72 millete rezil oldular
Aktivistlerden Zeynep Dilek Tekocak, İsrail hapishanesinde yaşadıklarını anlatırken, Soykırım Bakanı Itamar Ben-Gvir'in onları aşağılamak amacıyla yaptığı konuşmasında slogan atarak onu konuşturmadıklarını, bu yüzden onların da şiddetin dozunu arttırdığını söyledi. "ok öfkelendi, sinirlendi" diyen Şenocak, "Şunu hesap edemediler. 72 milletten insan vardı. Birçok milletvekili, sendika başkanları, aktivistler, avukatlar, her meslek grubundan insan vardı. Hepsi 'Ülkelerimize gittiğimiz zaman İsrail'in gerçek yüzünü anlatacağız.' İsrail, kendi sonunun başlangıcını histeri nöbetleriyle getirdi." dedi.
Daha kalabalık gideceğiz
Aktivistlerden Bekir Develi, "Eğer 100 teknemiz daha olsaydı Gazze'nin sahilindeki çocuklarla kucaklaşmış olacaktık. Gazzeli çocuklar gemilerimizin ışıklarını gördüler.
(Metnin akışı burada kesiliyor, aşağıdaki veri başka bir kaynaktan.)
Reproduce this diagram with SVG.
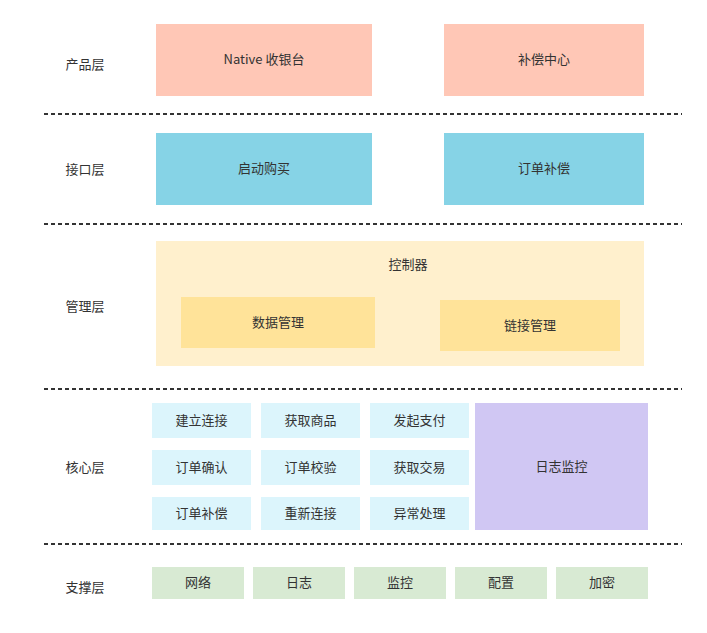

Yeni bir filo daha hazırlayacağız, daha kalabalık gideceğiz." ifadelerini kullandı.
İsrail'in sonu geldi
Aktivist Semanur Sönmez Yaman ise "En kötüsü başörtülerimizi almalarıydı. Başörtülerimizi bütün direnmemize ve itirazlarımıza rağmen bilerek, isteyerek aldılar. O sırada arkadaşlarımız tişörtlerini başımızı örtebilelim diye bize verdiler." dedi. Yaman, bir daha olsa yine gideceğini, Gazze'ye 28 mil kalana kadar yaklaştıklarını, karaya çıkamadıklarını ama arkalarında o gemilere binmek için insanların sıra beklediğini, İsrail'in sonunun geldiğini ve bu zulümle daha fazla devam edemeyeceğini kaydetti.
Umutlar yarım kalmayacak
Günlerdir Gazze sahilinde bekleyen çocukların umudu da yarım kaldı fakat bu yarım kalan umut, dünyanın dört bir yanında yükselen bir çağrıya dönüştü. Filodaki vicdanlı insanlar o çocuklara yiyecek ve çikolata ulaştıramasa da onların açlığa mahkûm edilişini hükümetlerin kör gözlerinin içine bir kez daha sokmuş oldular.